EXERCISE DIRECTIONS
Write out every line exactly, from the start of the records below to the line with "Arial, Helvetica, sans-serif';", and stop there. Don't write out the pictures.

SUPPLIED DATA
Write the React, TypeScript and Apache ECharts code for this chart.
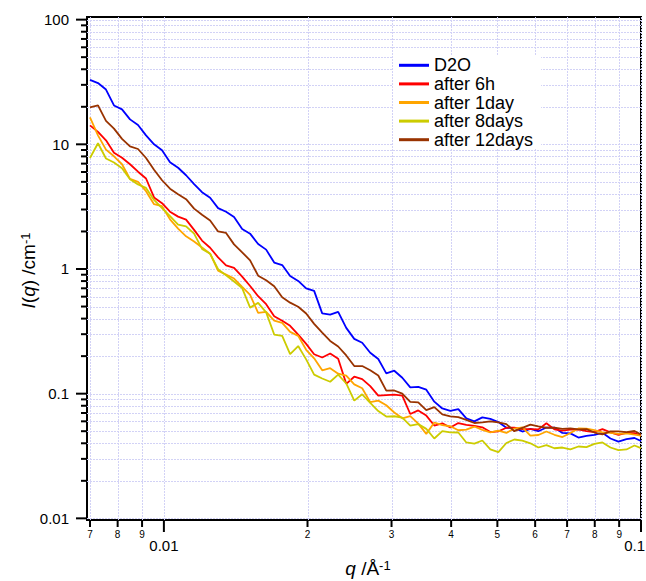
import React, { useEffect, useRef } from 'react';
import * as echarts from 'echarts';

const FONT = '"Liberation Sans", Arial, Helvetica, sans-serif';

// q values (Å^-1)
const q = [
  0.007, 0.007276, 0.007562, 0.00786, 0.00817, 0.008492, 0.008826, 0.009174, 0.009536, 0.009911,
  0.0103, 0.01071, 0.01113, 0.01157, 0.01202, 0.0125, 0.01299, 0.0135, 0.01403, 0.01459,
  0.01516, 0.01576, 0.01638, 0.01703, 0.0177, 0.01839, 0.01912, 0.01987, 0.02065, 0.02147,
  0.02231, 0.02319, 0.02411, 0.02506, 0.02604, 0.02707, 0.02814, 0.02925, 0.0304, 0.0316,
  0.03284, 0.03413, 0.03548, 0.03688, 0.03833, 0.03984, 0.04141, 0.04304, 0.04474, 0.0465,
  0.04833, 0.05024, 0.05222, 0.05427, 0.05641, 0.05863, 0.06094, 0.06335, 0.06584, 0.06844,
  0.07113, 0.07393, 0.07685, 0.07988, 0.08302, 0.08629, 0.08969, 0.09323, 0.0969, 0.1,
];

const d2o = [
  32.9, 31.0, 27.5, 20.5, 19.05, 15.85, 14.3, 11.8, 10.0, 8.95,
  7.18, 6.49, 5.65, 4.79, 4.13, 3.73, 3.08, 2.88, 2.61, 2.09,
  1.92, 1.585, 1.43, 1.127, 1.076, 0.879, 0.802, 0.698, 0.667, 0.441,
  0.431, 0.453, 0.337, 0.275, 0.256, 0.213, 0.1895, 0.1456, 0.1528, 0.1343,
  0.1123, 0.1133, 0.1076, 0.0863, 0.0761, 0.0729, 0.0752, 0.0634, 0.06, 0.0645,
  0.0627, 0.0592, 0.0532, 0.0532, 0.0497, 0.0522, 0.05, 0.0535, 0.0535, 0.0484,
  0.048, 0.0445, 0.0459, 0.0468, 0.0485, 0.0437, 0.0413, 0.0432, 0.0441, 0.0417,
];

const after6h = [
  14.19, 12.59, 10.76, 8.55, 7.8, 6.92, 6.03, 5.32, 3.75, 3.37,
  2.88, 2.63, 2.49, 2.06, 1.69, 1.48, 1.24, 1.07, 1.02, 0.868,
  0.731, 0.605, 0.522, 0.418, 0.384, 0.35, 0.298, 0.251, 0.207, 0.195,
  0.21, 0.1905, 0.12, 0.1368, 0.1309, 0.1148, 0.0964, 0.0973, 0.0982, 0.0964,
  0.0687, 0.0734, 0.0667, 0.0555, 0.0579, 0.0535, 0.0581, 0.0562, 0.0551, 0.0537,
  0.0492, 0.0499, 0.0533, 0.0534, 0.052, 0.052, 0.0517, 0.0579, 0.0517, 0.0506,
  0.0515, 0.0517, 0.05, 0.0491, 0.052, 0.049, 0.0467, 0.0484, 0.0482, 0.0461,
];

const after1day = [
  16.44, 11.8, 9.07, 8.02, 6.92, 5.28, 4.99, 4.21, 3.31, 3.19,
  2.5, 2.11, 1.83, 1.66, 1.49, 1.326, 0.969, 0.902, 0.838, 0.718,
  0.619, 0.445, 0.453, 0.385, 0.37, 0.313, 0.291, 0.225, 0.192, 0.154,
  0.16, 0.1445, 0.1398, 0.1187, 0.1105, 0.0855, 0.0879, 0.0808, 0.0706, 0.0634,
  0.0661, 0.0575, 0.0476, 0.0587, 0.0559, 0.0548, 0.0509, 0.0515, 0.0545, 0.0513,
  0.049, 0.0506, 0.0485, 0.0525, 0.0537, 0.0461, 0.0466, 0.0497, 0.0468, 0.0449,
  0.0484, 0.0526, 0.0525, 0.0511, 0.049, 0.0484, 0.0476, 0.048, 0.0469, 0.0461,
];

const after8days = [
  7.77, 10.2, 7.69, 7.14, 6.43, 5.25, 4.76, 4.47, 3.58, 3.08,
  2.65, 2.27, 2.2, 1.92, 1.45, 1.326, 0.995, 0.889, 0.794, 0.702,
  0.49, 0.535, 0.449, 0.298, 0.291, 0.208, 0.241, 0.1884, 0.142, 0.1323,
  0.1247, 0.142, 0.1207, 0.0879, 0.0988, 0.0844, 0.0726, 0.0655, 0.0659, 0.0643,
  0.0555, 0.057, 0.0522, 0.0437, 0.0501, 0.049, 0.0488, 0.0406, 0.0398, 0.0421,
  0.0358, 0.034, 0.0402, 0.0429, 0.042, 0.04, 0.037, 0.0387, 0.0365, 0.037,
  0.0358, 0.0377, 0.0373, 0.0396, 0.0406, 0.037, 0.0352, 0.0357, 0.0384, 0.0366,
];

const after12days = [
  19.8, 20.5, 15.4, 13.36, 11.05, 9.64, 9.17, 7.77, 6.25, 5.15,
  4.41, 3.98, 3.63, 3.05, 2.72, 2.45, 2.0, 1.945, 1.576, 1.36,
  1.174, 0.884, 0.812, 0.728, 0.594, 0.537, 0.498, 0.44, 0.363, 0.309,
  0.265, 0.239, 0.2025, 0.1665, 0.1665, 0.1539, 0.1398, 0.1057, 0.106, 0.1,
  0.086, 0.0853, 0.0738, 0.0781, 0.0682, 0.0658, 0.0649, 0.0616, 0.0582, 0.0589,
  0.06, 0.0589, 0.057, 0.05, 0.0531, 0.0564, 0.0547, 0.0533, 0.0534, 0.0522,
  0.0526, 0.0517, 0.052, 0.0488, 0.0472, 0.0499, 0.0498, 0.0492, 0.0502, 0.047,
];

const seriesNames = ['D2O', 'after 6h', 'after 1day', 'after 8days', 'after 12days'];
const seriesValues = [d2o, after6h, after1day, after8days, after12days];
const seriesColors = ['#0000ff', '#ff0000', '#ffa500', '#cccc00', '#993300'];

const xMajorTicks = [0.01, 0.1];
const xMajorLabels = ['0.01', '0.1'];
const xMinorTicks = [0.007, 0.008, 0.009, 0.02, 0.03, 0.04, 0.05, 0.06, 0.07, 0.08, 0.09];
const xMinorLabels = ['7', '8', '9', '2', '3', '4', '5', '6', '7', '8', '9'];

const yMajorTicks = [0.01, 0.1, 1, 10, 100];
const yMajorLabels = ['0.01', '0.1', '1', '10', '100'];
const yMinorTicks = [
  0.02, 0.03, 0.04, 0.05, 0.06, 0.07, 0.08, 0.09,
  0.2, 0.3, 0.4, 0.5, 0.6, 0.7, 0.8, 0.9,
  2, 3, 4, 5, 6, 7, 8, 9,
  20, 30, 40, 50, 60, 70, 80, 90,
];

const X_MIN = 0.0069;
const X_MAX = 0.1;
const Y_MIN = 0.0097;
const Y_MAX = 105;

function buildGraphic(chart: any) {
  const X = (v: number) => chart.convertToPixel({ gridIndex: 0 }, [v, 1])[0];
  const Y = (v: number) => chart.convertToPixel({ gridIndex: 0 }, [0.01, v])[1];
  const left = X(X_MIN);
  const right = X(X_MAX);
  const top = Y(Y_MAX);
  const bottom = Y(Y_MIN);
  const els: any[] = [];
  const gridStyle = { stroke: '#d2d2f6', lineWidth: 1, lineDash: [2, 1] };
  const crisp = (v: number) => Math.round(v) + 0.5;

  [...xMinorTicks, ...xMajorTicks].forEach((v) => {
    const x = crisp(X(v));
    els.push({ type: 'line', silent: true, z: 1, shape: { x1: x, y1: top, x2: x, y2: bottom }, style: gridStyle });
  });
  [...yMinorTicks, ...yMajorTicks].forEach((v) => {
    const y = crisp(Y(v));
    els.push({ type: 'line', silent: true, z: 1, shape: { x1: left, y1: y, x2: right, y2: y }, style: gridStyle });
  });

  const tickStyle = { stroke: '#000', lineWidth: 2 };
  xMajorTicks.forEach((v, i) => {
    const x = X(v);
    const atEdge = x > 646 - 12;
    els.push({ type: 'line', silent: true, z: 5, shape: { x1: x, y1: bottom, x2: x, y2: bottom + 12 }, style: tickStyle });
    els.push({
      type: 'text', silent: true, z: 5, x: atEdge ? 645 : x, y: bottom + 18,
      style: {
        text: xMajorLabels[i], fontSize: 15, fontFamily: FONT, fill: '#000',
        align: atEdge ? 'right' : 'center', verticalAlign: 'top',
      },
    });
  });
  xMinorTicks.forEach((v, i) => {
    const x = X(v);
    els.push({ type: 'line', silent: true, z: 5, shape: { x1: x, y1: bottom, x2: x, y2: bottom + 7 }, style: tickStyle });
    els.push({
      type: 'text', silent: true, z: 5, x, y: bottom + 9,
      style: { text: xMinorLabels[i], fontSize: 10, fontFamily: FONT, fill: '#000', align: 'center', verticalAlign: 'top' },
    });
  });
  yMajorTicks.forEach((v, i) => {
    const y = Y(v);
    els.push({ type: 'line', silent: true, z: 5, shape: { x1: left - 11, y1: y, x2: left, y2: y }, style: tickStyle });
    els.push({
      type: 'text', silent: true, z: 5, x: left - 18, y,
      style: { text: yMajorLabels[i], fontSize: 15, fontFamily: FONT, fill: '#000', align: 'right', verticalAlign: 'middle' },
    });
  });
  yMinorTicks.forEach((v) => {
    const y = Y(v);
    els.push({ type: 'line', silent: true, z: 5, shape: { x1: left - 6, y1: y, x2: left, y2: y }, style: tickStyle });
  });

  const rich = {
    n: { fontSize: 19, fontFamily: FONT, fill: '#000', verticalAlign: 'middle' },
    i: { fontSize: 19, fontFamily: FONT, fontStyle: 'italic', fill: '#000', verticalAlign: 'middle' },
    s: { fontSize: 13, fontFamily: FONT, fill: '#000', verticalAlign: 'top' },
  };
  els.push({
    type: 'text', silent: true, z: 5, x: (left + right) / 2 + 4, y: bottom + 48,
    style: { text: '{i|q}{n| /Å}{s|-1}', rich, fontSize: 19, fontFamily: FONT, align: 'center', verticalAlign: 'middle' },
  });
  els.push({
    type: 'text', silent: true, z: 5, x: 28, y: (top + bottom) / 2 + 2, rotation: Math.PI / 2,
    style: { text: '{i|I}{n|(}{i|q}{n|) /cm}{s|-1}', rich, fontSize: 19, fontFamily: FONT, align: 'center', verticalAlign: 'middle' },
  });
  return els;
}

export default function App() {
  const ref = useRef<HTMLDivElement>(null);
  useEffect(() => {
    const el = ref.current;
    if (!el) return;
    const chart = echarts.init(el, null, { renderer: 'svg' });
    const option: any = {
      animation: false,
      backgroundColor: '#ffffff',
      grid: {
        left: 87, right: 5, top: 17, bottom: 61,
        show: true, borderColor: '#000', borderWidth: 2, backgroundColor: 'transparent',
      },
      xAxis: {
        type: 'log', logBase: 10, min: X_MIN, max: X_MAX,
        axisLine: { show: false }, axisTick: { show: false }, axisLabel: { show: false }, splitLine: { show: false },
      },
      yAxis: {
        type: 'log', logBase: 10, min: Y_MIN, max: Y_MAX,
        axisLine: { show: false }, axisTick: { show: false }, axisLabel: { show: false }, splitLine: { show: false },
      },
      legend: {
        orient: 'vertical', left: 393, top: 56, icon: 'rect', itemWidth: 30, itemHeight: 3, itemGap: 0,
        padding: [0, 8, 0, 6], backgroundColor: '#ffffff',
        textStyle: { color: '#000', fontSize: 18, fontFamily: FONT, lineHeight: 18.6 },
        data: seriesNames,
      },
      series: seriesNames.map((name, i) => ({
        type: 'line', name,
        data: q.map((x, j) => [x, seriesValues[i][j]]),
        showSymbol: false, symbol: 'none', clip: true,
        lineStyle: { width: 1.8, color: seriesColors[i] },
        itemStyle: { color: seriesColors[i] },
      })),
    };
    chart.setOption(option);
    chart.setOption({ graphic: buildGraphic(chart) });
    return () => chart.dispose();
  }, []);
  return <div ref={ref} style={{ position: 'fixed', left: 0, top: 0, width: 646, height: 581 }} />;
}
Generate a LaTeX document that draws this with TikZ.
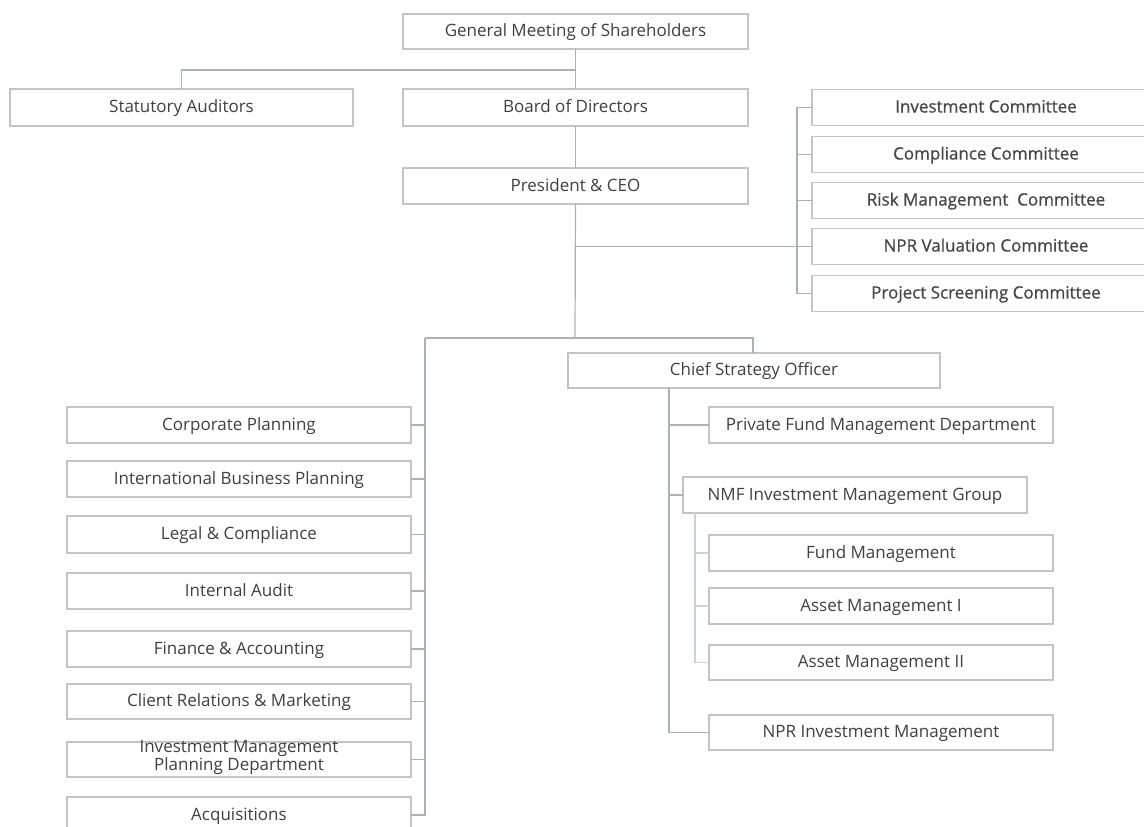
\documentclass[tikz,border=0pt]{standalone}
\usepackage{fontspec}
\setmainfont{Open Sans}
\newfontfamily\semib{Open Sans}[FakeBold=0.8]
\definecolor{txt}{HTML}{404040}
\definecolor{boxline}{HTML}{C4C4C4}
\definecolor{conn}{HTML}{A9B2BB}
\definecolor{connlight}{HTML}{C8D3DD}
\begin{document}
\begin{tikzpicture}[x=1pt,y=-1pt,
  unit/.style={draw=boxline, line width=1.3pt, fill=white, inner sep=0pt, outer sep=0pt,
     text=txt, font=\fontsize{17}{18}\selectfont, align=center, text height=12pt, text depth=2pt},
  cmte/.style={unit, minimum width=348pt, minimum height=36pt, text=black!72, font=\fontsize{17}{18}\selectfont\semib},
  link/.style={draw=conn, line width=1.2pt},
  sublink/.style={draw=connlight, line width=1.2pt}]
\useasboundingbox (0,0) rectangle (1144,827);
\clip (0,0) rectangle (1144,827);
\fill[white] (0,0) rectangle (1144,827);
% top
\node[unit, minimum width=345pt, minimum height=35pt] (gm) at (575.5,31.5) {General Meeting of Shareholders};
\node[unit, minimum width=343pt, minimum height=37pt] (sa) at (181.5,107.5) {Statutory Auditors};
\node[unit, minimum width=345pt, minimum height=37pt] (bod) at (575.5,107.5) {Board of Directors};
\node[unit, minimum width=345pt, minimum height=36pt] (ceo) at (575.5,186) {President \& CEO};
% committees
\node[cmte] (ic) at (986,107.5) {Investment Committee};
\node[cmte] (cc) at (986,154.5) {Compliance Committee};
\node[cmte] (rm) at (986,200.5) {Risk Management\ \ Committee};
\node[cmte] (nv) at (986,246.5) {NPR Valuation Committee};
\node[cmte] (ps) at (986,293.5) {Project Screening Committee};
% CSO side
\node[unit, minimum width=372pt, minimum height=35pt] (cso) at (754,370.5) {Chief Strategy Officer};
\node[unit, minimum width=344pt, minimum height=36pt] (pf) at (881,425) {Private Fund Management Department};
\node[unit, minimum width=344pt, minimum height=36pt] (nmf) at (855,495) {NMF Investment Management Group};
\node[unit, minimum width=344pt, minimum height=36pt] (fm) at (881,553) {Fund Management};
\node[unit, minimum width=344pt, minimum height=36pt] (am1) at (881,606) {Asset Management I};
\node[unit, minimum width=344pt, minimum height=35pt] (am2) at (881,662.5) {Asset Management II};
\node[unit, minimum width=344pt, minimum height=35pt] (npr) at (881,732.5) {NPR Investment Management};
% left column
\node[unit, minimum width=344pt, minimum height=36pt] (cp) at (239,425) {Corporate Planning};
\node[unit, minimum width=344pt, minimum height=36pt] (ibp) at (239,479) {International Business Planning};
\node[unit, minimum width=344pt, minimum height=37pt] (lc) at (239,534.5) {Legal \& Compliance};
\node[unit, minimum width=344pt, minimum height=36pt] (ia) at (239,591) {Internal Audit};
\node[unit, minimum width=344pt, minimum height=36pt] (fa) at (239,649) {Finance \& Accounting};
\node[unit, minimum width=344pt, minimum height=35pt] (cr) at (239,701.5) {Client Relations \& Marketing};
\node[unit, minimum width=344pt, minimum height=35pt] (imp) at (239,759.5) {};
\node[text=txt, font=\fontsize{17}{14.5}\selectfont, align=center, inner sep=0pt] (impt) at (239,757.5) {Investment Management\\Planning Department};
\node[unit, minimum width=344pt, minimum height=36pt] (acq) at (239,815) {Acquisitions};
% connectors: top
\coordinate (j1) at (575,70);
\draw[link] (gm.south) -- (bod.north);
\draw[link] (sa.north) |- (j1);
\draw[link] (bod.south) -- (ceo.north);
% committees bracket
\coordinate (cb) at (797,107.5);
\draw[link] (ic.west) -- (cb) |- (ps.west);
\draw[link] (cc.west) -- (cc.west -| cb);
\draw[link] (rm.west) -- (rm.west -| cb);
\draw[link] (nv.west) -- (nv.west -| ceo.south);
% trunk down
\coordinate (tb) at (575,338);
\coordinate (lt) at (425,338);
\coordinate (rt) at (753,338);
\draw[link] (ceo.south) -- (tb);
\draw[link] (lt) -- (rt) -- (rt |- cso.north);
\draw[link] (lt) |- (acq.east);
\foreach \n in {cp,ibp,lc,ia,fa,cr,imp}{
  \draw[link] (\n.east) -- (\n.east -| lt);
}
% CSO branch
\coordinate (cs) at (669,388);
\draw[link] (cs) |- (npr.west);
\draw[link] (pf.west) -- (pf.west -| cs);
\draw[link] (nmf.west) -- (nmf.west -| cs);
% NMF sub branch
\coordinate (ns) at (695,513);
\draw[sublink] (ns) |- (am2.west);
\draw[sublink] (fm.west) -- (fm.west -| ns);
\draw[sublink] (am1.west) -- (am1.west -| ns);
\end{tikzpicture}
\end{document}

RESPONSE FOR THIS EXERCISE
Write the React, TypeScript and Apache ECharts code for this chart.
import React, { useEffect, useRef } from 'react';
import * as echarts from 'echarts';

const FONT = '"Liberation Sans", Arial, Helvetica, sans-serif';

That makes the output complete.